When there is request of data transfer to GPU some copy/pack work should be done by CPU. The speed of this process depends on RAM bandwidth and it’s highly influential in data-consuming scenes. DDR4 or upcoming DDR5 memory would be great to solve these tasks.

Out-of-core textures

When the GPU Texture cache can’t arrange all the scene texture data then the out-of-core CPU->GPU mechanism is enabled to deliver data needed for rendering on demand. Enabling out-of-core textures mode is an often case because it’s common today to have scenes with several GBs of textures while CentiLeo GPU texture cache is configured to be always smaller than 1GB.

On top of that there is a CPU TEXTURE CACHE allocated in CPU RAM with a size limited by user in render settings.

When scene textures don’t fit into CPU RAM Texture Cache then the requested data is transferred from *.cntx files (from disc) to CPU Texture Cache.

out-of-core textures.png

The same hardware properties as for out-of-core geometry such as Motherboard and CPU lanes, RAM bandwidth have influence on the texture engine too but at much smaller level with a smaller performance impact.

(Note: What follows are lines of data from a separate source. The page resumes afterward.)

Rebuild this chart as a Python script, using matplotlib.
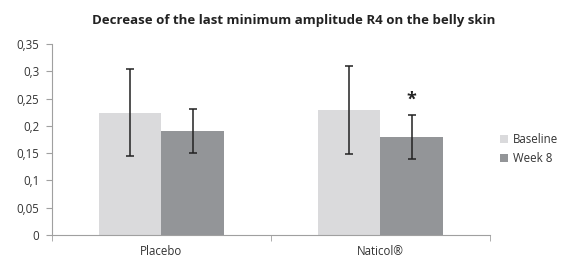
import matplotlib.pyplot as plt
import numpy as np

groups = ['Placebo', 'Naticol®']
baseline = [0.224, 0.229]
baseline_err = [0.080, 0.080]
week8 = [0.191, 0.179]
week8_err = [0.040, 0.040]
yticks = [0, 0.05, 0.1, 0.15, 0.2, 0.25, 0.3, 0.35]
ytick_labels = ['0', '0,05', '0,1', '0,15', '0,2', '0,25', '0,3', '0,35']

plt.rcParams['font.family'] = ['Open Sans', 'DejaVu Sans']

fig = plt.figure(figsize=(5.65, 2.6), dpi=100)
ax = fig.add_axes([0.092, 0.096, 0.775, 0.735])

x = np.arange(len(groups))
w = 0.285
err_style = dict(ecolor='#222222', elinewidth=1.1, capsize=3, capthick=1.1)
ax.bar(x - w / 2, baseline, w, yerr=baseline_err, color='#dadadc',
       label='Baseline', error_kw=err_style)
ax.bar(x + w / 2, week8, w, yerr=week8_err, color='#939598',
       label='Week 8', error_kw=err_style)

# significance marker over Naticol week 8
ax.text(x[1] + w / 2, week8[1] + week8_err[1] + 0.012, '*', ha='center',
        va='bottom', fontsize=13, fontweight='bold', color='#222222')

ax.set_xlim(-0.5, 1.5)
ax.set_ylim(0, 0.35)
ax.set_yticks(yticks)
ax.set_yticklabels(ytick_labels)
ax.set_xticks(x)
ax.set_xticklabels(groups)
ax.set_xticks([-0.5, 0.5, 1.5], minor=True)
ax.tick_params(axis='x', which='major', length=0, pad=7)
ax.tick_params(axis='x', which='minor', length=4, color='#a0a0a0')
ax.tick_params(axis='y', length=4, color='#a0a0a0', pad=5)
ax.tick_params(labelsize=8.3, labelcolor='#333333')

for s in ['top', 'right']:
    ax.spines[s].set_visible(False)
for s in ['left', 'bottom']:
    ax.spines[s].set_color('#a0a0a0')

ax.legend(loc='center left', bbox_to_anchor=(1.0, 0.45), frameon=False,
          fontsize=8.3, handlelength=0.7, handleheight=0.7, handletextpad=0.4,
          labelspacing=0.45, borderaxespad=0.5, labelcolor='#333333')

fig.suptitle('Decrease of the last minimum amplitude R4 on the belly skin',
             x=0.52, y=0.945, fontsize=9.5, fontweight='bold', color='#222222')

fig.savefig('out.png', dpi=100)
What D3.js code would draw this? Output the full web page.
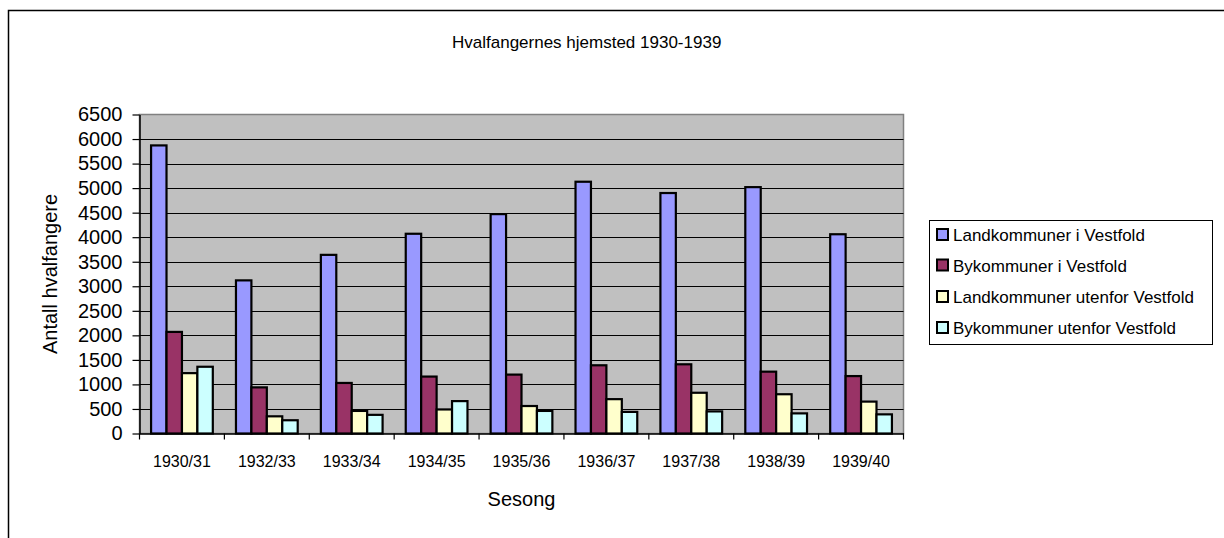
<!DOCTYPE html>
<html>
<head>
<meta charset="utf-8">
<script src="https://cdn.jsdelivr.net/npm/d3@7"></script>
<style>
  html, body { margin: 0; padding: 0; background: #fff; }
  svg { display: block; }
  text { font-family: Arial, "Liberation Sans", sans-serif; fill: #000; }
</style>
</head>
<body>
<script>
// ---- Data ----
const categories = ["1930/31","1932/33","1933/34","1934/35","1935/36","1936/37","1937/38","1938/39","1939/40"];
const seriesNames = ["Landkommuner i Vestfold","Bykommuner i Vestfold","Landkommuner utenfor Vestfold","Bykommuner utenfor Vestfold"];
const landVestfold  = [5870, 3120, 3640, 4070, 4470, 5130, 4900, 5020, 4060];
const byVestfold    = [2070,  940, 1030, 1160, 1200, 1390, 1410, 1260, 1170];
const landUtenfor   = [1230,  350,  460,  490,  560,  700,  830,  800,  650];
const byUtenfor     = [1360,  270,  380,  660,  460,  440,  450,  410,  390];
const yTicks = [0,500,1000,1500,2000,2500,3000,3500,4000,4500,5000,5500,6000,6500];
const seriesColors = ["#9999FF","#993366","#FFFFCC","#CCFFFF"];
const titleText = "Hvalfangernes hjemsted 1930-1939";
const xTitle = "Sesong";
const yTitle = "Antall hvalfangere";

const seriesValues = [landVestfold, byVestfold, landUtenfor, byUtenfor];

const W = 1224, H = 538;
const FONT = "Arial, 'Liberation Sans', sans-serif";
const svg = d3.select("body").append("svg").attr("width", W).attr("height", H);

// chart area border (extends past viewport right/bottom)
svg.append("path")
  .attr("d", `M8.5,${H+5} L8.5,10.5 L${W+5},10.5`)
  .attr("fill", "none").attr("stroke", "#000").attr("stroke-width", 1.5);

const plot = {left: 139.5, right: 903.5, top: 114.5, bottom: 433.5};

const x = d3.scaleBand().domain(categories).range([plot.left, plot.right]).padding(0);
const xs = d3.scaleBand().domain(seriesNames).range([0, x.bandwidth()]).paddingInner(0).paddingOuter(0.75);
const y = d3.scaleLinear().domain([0, 6500]).range([plot.bottom, plot.top]);

// plot area background
svg.append("rect")
  .attr("x", plot.left).attr("y", plot.top)
  .attr("width", plot.right - plot.left).attr("height", plot.bottom - plot.top)
  .attr("fill", "#C0C0C0").attr("stroke", "#808080").attr("stroke-width", 1.5);

// gridlines
svg.append("g").selectAll("line")
  .data(yTicks.filter(d => d > 0 && d < 6500))
  .join("line")
  .attr("x1", plot.left).attr("x2", plot.right)
  .attr("y1", d => Math.round(y(d)) + 0.5).attr("y2", d => Math.round(y(d)) + 0.5)
  .attr("stroke", "#000").attr("stroke-width", 1);

// bars
const groups = svg.append("g").selectAll("g")
  .data(seriesNames.map((name, i) => ({name, i, values: seriesValues[i]})))
  .join("g");
groups.selectAll("rect")
  .data(s => s.values.map((v, j) => ({v, cat: categories[j], name: s.name, i: s.i})))
  .join("rect")
  .attr("x", d => x(d.cat) + xs(d.name))
  .attr("y", d => y(d.v))
  .attr("width", xs.bandwidth())
  .attr("height", d => y(0) - y(d.v))
  .attr("fill", d => seriesColors[d.i])
  .attr("stroke", "#000").attr("stroke-width", 2.2);

// y axis
const yAxis = d3.axisLeft(y).tickValues(yTicks).tickFormat(d3.format("d"))
  .tickSize(7).tickSizeOuter(0).tickPadding(10);
const gy = svg.append("g").attr("transform", `translate(${plot.left},0)`).call(yAxis);
gy.select(".domain").attr("stroke", "#000").attr("stroke-width", 1.5);
gy.selectAll(".tick line").attr("stroke", "#000").attr("stroke-width", 1.2);
gy.selectAll(".tick text").attr("font-size", "20px").attr("font-family", FONT).attr("fill", "#000");

// x axis
const xAxis = d3.axisBottom(x).tickSize(0).tickPadding(22);
const gx = svg.append("g").attr("transform", `translate(0,${plot.bottom})`).call(xAxis);
gx.select(".domain").attr("stroke", "#000").attr("stroke-width", 1.5);
gx.selectAll(".tick text").attr("font-size", "16px").attr("font-family", FONT).attr("fill", "#000");
// category boundary ticks
svg.append("g").selectAll("line")
  .data(categories.concat(["__end"]))
  .join("line")
  .attr("x1", (d, i) => plot.left + i * x.step())
  .attr("x2", (d, i) => plot.left + i * x.step())
  .attr("y1", plot.bottom).attr("y2", plot.bottom + 6)
  .attr("stroke", "#000").attr("stroke-width", 1.2);

// title
svg.append("text").attr("x", 452).attr("y", 48).attr("font-size", "17px").text(titleText);

// axis titles
svg.append("text").attr("x", (plot.left + plot.right) / 2).attr("y", 506)
  .attr("text-anchor", "middle").attr("font-size", "20px").text(xTitle);
svg.append("text")
  .attr("transform", `translate(57,${(plot.top + plot.bottom) / 2}) rotate(-90)`)
  .attr("text-anchor", "middle").attr("font-size", "20px").text(yTitle);

// legend
const lg = svg.append("g");
lg.append("rect").attr("x", 929.5).attr("y", 220.5).attr("width", 283).attr("height", 124)
  .attr("fill", "#fff").attr("stroke", "#000").attr("stroke-width", 1);
const rowY = [235, 265.5, 297, 328];
const items = lg.selectAll("g.item").data(seriesNames).join("g").attr("class", "item");
items.append("rect")
  .attr("x", 937).attr("y", (d, i) => rowY[i] - 6)
  .attr("width", 11).attr("height", 11)
  .attr("fill", (d, i) => seriesColors[i]).attr("stroke", "#000").attr("stroke-width", 2);
items.append("text")
  .attr("x", 953).attr("y", (d, i) => rowY[i] + 6)
  .attr("font-size", "17px").text(d => d);
</script>
</body>
</html>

The reason of this easier behavior is because textures are 2D images and their filtering helps to hide a lot of data-intensive requests.

Out-of-core textures in CentiLeo can support from few dozen to up to several hundred GBs of scene textures rendered on consumer GPUs at great speed.
It’s also recommended to keep the TEXTURE CACHE size 4-16GB for practically all the cases.

Render Images Accumulation

CentiLeo rendered images are saved in a buffer allocated in CPU RAM. Multiple GPUs render some image parts and once ready they contribute updated info to this buffer via PCIe bus. In practice this approach allows working with huge image resolutions and with multiple extra render images (AOVs) at the same time. In our implementation this operation has no important influence on total rendering time.